(Stored items from a collection)
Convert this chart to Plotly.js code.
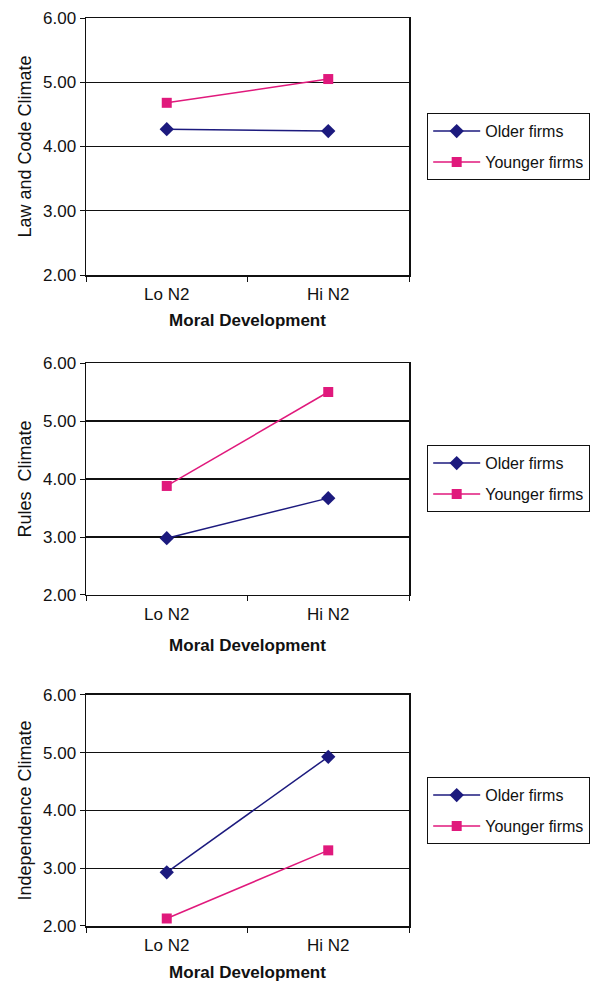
<!DOCTYPE html>
<html>
<head>
<meta charset="utf-8">
<script src="https://cdn.plot.ly/plotly-3.0.1.min.js"></script>
<style>html,body{margin:0;padding:0;background:#fff;}#chart{width:605px;height:982px;}</style>
</head>
<body>
<div id="chart"></div>
<script>
const categories = ["Lo N2", "Hi N2"];
const seriesNames = ["Older firms", "Younger firms"];
const panelTitles = ["Law and Code Climate", "Rules  Climate", "Independence Climate"];
const xTitle = "Moral Development";
const yTicks = [2, 3, 4, 5, 6];
const lawOlder = [4.27, 4.24];
const lawYounger = [4.68, 5.05];
const rulesOlder = [2.98, 3.67];
const rulesYounger = [3.88, 5.50];
const indepOlder = [2.93, 4.93];
const indepYounger = [2.13, 3.31];

const panels = [[lawOlder, lawYounger], [rulesOlder, rulesYounger], [indepOlder, indepYounger]];
const colors = ["#1c1a7e", "#e0197c"];
const symbols = ["diamond", "square"];
const sizes = [11, 10];
const font = "Liberation Sans, Arial, sans-serif";

const traces = [];
panels.forEach((p, i) => {
  p.forEach((vals, s) => {
    traces.push({
      x: categories, y: vals, type: "scatter", mode: "lines+markers",
      name: seriesNames[s],
      xaxis: i === 0 ? "x" : "x" + (i + 1),
      yaxis: i === 0 ? "y" : "y" + (i + 1),
      legend: i === 0 ? "legend" : "legend" + (i + 1),
      legendgroup: "g" + i + s,
      line: {color: colors[s], width: 1.5},
      marker: {color: colors[s], symbol: symbols[s], size: sizes[s]}
    });
  });
});

const yDomains = [[0.71696, 1.0], [0.36454, 0.62004], [0, 0.25441]];
const xStandoff = [11, 16, 14];
const legendY = [0.89537, 0.52974, 0.16410];
const layout = {
  width: 605, height: 982,
  margin: {l: 86, r: 196, t: 18, b: 56},
  paper_bgcolor: "#fff", plot_bgcolor: "#fff",
  font: {family: font, size: 17, color: "#111"},
  showlegend: true
};
for (let i = 0; i < 3; i++) {
  const xa = i === 0 ? "xaxis" : "xaxis" + (i + 1);
  const ya = i === 0 ? "yaxis" : "yaxis" + (i + 1);
  const xn = i === 0 ? "x" : "x" + (i + 1);
  const yn = i === 0 ? "y" : "y" + (i + 1);
  layout[xa] = {
    domain: [0, 1], anchor: yn, type: "category",
    range: [-0.5, 1.5], showline: true, mirror: true, linecolor: "#111", linewidth: 1.5,
    showgrid: false, ticks: "outside", tickson: "boundaries", ticklen: 5, tickcolor: "#111",
    ticklabelstandoff: 3,
    tickfont: {family: font, size: 17, color: "#111"},
    title: {text: "<b>" + xTitle + "</b>", font: {family: font, size: 17, color: "#111"}, standoff: xStandoff[i]},
    fixedrange: true
  };
  layout[ya] = {
    domain: yDomains[i], anchor: xn,
    range: [2, 6], tickvals: yTicks, tickformat: ".2f",
    showline: true, mirror: true, linecolor: "#111", linewidth: 1.5,
    showgrid: true, gridcolor: "#111", gridwidth: 1.2,
    ticks: "outside", ticklen: 5, tickcolor: "#111", zeroline: false,
    tickfont: {family: font, size: 17, color: "#111"},
    title: {text: panelTitles[i], font: {family: font, size: 18, color: "#111"}, standoff: 6},
    fixedrange: true
  };
  const ln = i === 0 ? "legend" : "legend" + (i + 1);
  layout[ln] = {
    x: 1.0557, y: legendY[i], xanchor: "left", yanchor: "top",
    bordercolor: "#111", borderwidth: 1.2, bgcolor: "#fff",
    font: {family: font, size: 16, color: "#111"},
    traceorder: "grouped", tracegroupgap: 7, itemwidth: 47
  };
}
Plotly.newPlot("chart", traces, layout, {staticPlot: true});
</script>
</body>
</html>
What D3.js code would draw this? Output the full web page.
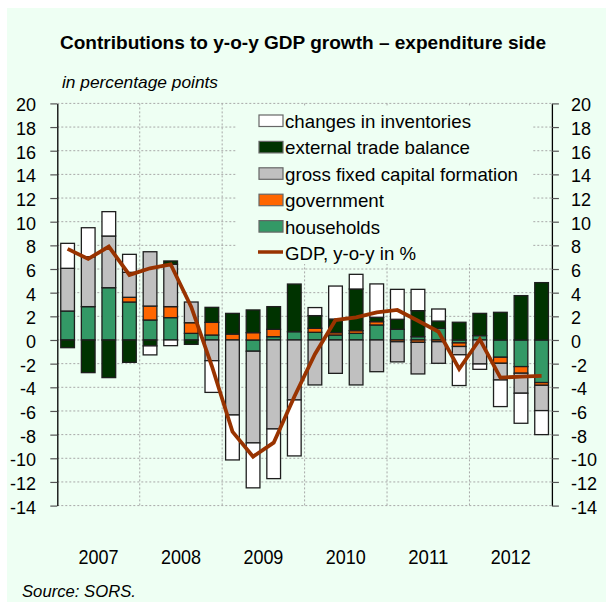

## DESCRIPTION OF THE TASK
Count up every line above that has the word "this" in it; answer with the number alone.

## FINISHED EXERCISE
2